Though there’s not a lot of choice here, Imperial is a 2007 award winner and it’s been around since 1924, so has some heritage. There’s a pronounced and distinctive taste overtone with an effective balance of malt, grain and hops, and it remains Florida’s favourite beer, having subsequently worked its way across the Caribbean.

Verdict: We thought the competition in this beer-a-thon would be too much for Imperial but despite having a fraction of the pedigree of competing breweries we were impressed by the way relatively mundane ingredients combined to produces such sharp flavours. It certainly put some of the better known beer producing countries to shame.

Uruguay | Pilsen


Another country with rather a lack of choice when it comes to sweet amber nectar, beers like Pilsen are slowly pulling the locals away from wines in Uruguay, and for good reason. A malty, fruity aroma welcomes your nose before your lips touch the glass, where grain and dash of honey help add a smooth bite to an impressively refreshing beverage.

Verdict: Uruguay has always been a little precious about its Pilsen, and doesn’t take kindly to those who suggest it can’t compete with some of the finest producers in the world. We were briefly impressed by this year’s entry, but ultimately decided that this mouthy offering was all bark and no bite.

France | Kronenbourg


A staple in much of Europe, Kronenbourg is one of France’s favourite premium beers, and a great accompaniment to a beer garden during the summer months. A distinctive citrusy aroma and taste go down nicely thanks to the smooth, almost creamy texture, which leaves a slightly dry aftertaste that just has you reaching for more.

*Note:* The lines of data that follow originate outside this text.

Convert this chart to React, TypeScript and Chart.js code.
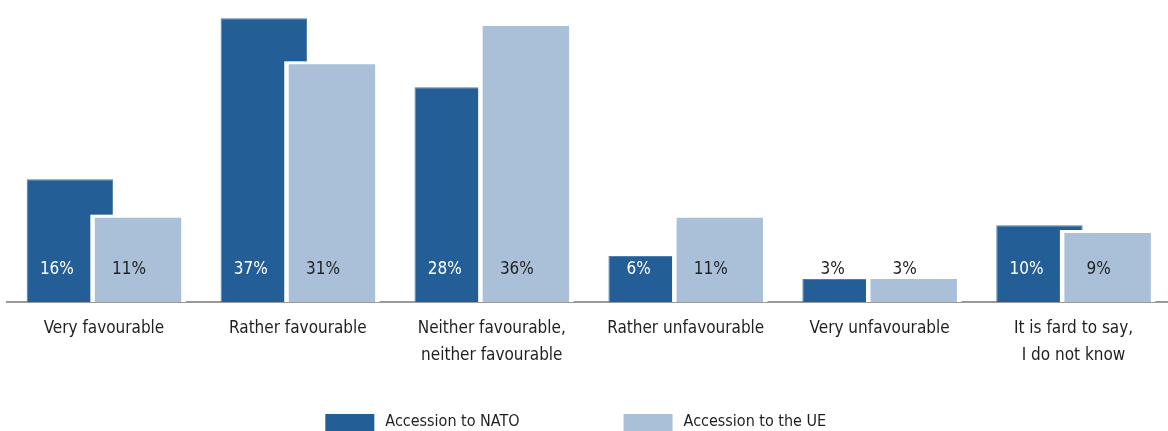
import React, { useEffect, useRef } from "react";
import { Chart, registerables } from "chart.js";

Chart.register(...registerables);

const categories: (string | string[])[] = [
  "Very favourable",
  "Rather favourable",
  ["Neither favourable,", "neither favourable"],
  "Rather unfavourable",
  "Very unfavourable",
  ["It is fard to say,", "I do not know"],
];
const natoValues = [16, 37, 28, 6, 3, 10];
const ueValues = [11, 31, 36, 11, 3, 9];
const seriesNames = ["Accession to NATO", "Accession to the UE"];

const DARK = "#235e96";
const LIGHT = "#a9c0d8";
const TEXT = "#1f1f1f";
const FONT = '"DejaVu Sans Condensed", "Liberation Sans Narrow", sans-serif';

const overlapPlugin = {
  id: "overlapBars",
  beforeDatasetDraw(chart: any, args: any) {
    if (args.index === 1) return false;
    return true;
  },
  afterDatasetsDraw(chart: any) {
    const ctx = chart.ctx;
    const meta1 = chart.getDatasetMeta(1);
    // white outline behind light bars
    ctx.save();
    ctx.fillStyle = "#ffffff";
    meta1.data.forEach((el: any) => {
      const { x, y, width, base } = el.getProps(["x", "y", "width", "base"], true);
      ctx.fillRect(x - width / 2 - 4.5, y - 3, width + 9, base - y + 3);
    });
    ctx.restore();
    meta1.controller.draw();

    // value labels
    const yScale = chart.scales.y;
    const zero = yScale.getPixelForValue(0);
    const labelY = zero - 32;
    ctx.save();
    ctx.font = `17px ${FONT}`;
    ctx.textAlign = "center";
    ctx.textBaseline = "middle";
    const meta0 = chart.getDatasetMeta(0);
    meta0.data.forEach((el: any, i: number) => {
      ctx.fillStyle = el.y < labelY - 8 ? "#ffffff" : TEXT;
      ctx.fillText(`${natoValues[i]}%`, el.x - 13, labelY);
    });
    meta1.data.forEach((el: any, i: number) => {
      ctx.fillStyle = TEXT;
      ctx.fillText(`${ueValues[i]}%`, el.x - 9, labelY);
    });
    ctx.restore();

    // legend
    const area = chart.chartArea;
    const center = (area.left + area.right) / 2 - 13;
    ctx.save();
    ctx.font = `16px ${FONT}`;
    ctx.textBaseline = "middle";
    ctx.textAlign = "left";
    const boxW = 49;
    const boxH = 17;
    const gap = 11;
    const spacing = 104;
    const w1 = ctx.measureText(seriesNames[0]).width;
    const w2 = ctx.measureText(seriesNames[1]).width;
    const total = boxW + gap + w1 + spacing + boxW + gap + w2;
    let x = center - total / 2;
    const boxY = 414;
    const colors = [DARK, LIGHT];
    [w1, w2].forEach((w, i) => {
      ctx.fillStyle = colors[i];
      ctx.fillRect(x, boxY, boxW, boxH);
      ctx.fillStyle = TEXT;
      ctx.fillText(seriesNames[i], x + boxW + gap, boxY + 8);
      x += boxW + gap + w + spacing;
    });
    ctx.restore();
  },
};

export default function App() {
  const canvasRef = useRef<HTMLCanvasElement | null>(null);

  useEffect(() => {
    document.body.style.margin = "0";
    const canvas = canvasRef.current;
    if (!canvas) return;
    const chart = new Chart(canvas, {
      type: "bar",
      data: {
        labels: categories,
        datasets: [
          {
            label: seriesNames[0],
            data: natoValues,
            backgroundColor: DARK,
            borderColor: "#4f7fae",
            borderWidth: { top: 1, left: 1, right: 1, bottom: 0 },
            borderSkipped: "bottom",
            categoryPercentage: 0.703,
            barPercentage: 1.268,
          },
          {
            label: seriesNames[1],
            data: ueValues,
            backgroundColor: LIGHT,
            borderWidth: 0,
            categoryPercentage: 0.703,
            barPercentage: 1.268,
          },
        ],
      },
      options: {
        animation: false,
        responsive: true,
        maintainAspectRatio: false,
        layout: { padding: { left: 7, right: 5.5, top: 3, bottom: 49 } },
        plugins: {
          legend: { display: false },
          tooltip: { enabled: false },
        },
        scales: {
          x: {
            grid: { display: false, drawTicks: false },
            border: { display: true, color: "#999999", width: 2 },
            ticks: {
              color: TEXT,
              padding: 13,
              maxRotation: 0,
              autoSkip: false,
              font: { family: FONT, size: 17, lineHeight: "27px" },
            },
          },
          y: {
            display: false,
            min: 0,
            max: 39,
          },
        },
      },
      plugins: [overlapPlugin],
    });
    return () => chart.destroy();
  }, []);

  return (
    <div
      style={{
        position: "fixed",
        left: 0,
        top: 0,
        width: 1168,
        height: 431,
        overflow: "hidden",
        background: "#ffffff",
      }}
    >
      <div style={{ position: "absolute", left: 0, top: 0, width: 1176, height: 431 }}>
        <canvas ref={canvasRef} />
      </div>
    </div>
  );
}
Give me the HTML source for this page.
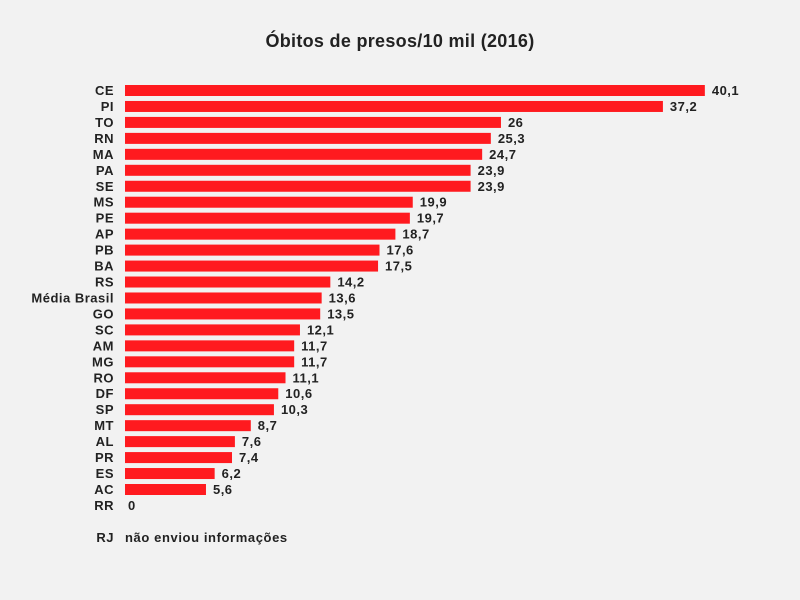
<!DOCTYPE html><html><head><meta charset="utf-8"><style>body{margin:0;background:#f2f2f2}svg{display:block}text{font-family:"Liberation Sans",sans-serif;font-weight:bold;fill:#222}</style></head><body>
<svg width="800" height="600" xmlns="http://www.w3.org/2000/svg">
<rect width="800" height="600" fill="#f2f2f2"/>
<text x="400" y="47" text-anchor="middle" font-size="18" letter-spacing="0.3">Óbitos de presos/10 mil (2016)</text>
<g id="g" font-size="13" letter-spacing="0.5"></g>
<text x="114" y="542" text-anchor="end" font-size="13" fill="#333" letter-spacing="0.5">RJ</text>
<text x="125" y="542" font-size="13" letter-spacing="0.6">não enviou informações</text>
</svg>
<script>
var d=[["CE",40.1],["PI",37.2],["TO",26],["RN",25.3],["MA",24.7],["PA",23.9],["SE",23.9],["MS",19.9],["PE",19.7],["AP",18.7],["PB",17.6],["BA",17.5],["RS",14.2],["Média Brasil",13.6],["GO",13.5],["SC",12.1],["AM",11.7],["MG",11.7],["RO",11.1],["DF",10.6],["SP",10.3],["MT",8.7],["AL",7.6],["PR",7.4],["ES",6.2],["AC",5.6],["RR",0]];
var g=document.getElementById("g"),s="";
d.forEach(function(r,i){var y=85+i*15.96,w=r[1]*14.46;
s+='<text x="114" y="'+(y+10)+'" text-anchor="end" fill="#333">'+r[0]+'</text>';
if(w>0)s+='<rect x="125" y="'+y+'" width="'+w+'" height="11" fill="#ff1a1f"/>';
s+='<text x="'+(125+w+(w>0?7:3))+'" y="'+(y+10)+'">'+String(r[1]).replace(".",",")+'</text>';});
g.innerHTML=s;
</script>
</body></html>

Verdict: A stalwart in beer production and distribution around the world, it’s fair to say we don’t enjoy Kronenbourg quite as much as we used to (ever since that unfortunate head-butting incident) but this was a pleasant return to form.

Argentina | Quilmes


There’s no hiding Quilmes’ country of origin, what with the blue and white bottle design and the fact that it sponsors the Argentinean national team. Slightly grainy but with a strong malty base, it’s a crisp and clean drink with almost no aftertaste, which does lead to a slightly watery finish. Still, inoffensive enough to suit most occasions.

Verdict: We expected more from Quilmes, and though they delivered a lager that kept us interested until the last few drops were eked from the bottle, it was an unnecessarily bland experience that was mostly devoid of flavour.

Colombia | Aguila


Founded in 1913, Aquila has been around a while, and remains one of Colombia’s more popular tipples. A rather complex taste with a strong, grainy flavour and aromas of spice, perfume and hops, it does take a little getting used to and may not be the best choice for the less discerning of customers.

Verdict: We really weren’t expecting much from the rather inconsistent Aguila, but were more than pleasantly surprised by a barn-storming bottle of fizz that just kept on going – all in all it was a rather “Hamez-ing experience.

Greece | Mythos


Available in just about every Greek restaurant in and outside of Greece, along with a good deal of supermarkets, Mythos is certainly the best known of Greek beers and achieves this by being palatable without really standing out. Extremely clear with hints of corn and hops, it is smooth enough to the taste with a low, even sweetness that leaves a slightly dry finish.

Verdict: A previous favourite of ours, Mythos seems to be rather frustrated at its lack of interim success and threw just about everything at us in the space of one downed bottle, but ultimately suffered from a bout of “tries too hard”.

Nigeria | Star Lager


Being Nigeria’s undisputed #1 beer, it’s also the one you’re most likely to find outside of the country, but probably doesn’t stand up too well amidst the range of other exports you’re likely to see on the same shelf. Star is fairly smooth, malty and easy to drink, with slightly nutty/herbal flavours, but none of these characteristics stand out enough to elevate it above an average tipple that’ll quench your thirst but little more.

Verdict: It would be fair not to expect too much from Star Lager, and since we didn’t we were pleasantly surprised by the first few sips. Unfortunately despite its early promise it got warm and flat towards the end, leaving us to discard the rest of the bottle.

Algeria | Tango


Unrelated to the popular orange drink, Tango is one of Algeria’s few notable beers but does carry some similarities in its use of fruit flavours – specifically light cherry, mango and lime through a grainy texture that still manages to taste rather watery with a lack of bitterness, but also a lack of distinctive aftertaste.

Verdict: Another beer that we didn’t think would excite, particularly because it was supplied in a can. But Tango did quite the opposite, largely due to these subtly planned low expectations. Though at times unsure whether we were about to slip into a drink-fuelled rage or an ecstatic, karaoke-going high, we can say it was a hell of a ride.

Switzerland | Feldschlossen


There is no shortage of good beers in Switzerland, and Feldschlossen is gaining in popularity due to its clean, light, floral aroma and moderate hoppy bitterness, with a distinctive grainy scent and hint of caramel sweetness that combine very nicely to leave you with a pleasant aftertaste that’ll have you coming back for more.

Verdict: Despite some promising undertones, this rather gassy beer left us feeling quite sick after a few sips. Far from the worst tipple we’ve tried, but distinctly lacking in ambition and the most disappointing entry on the list.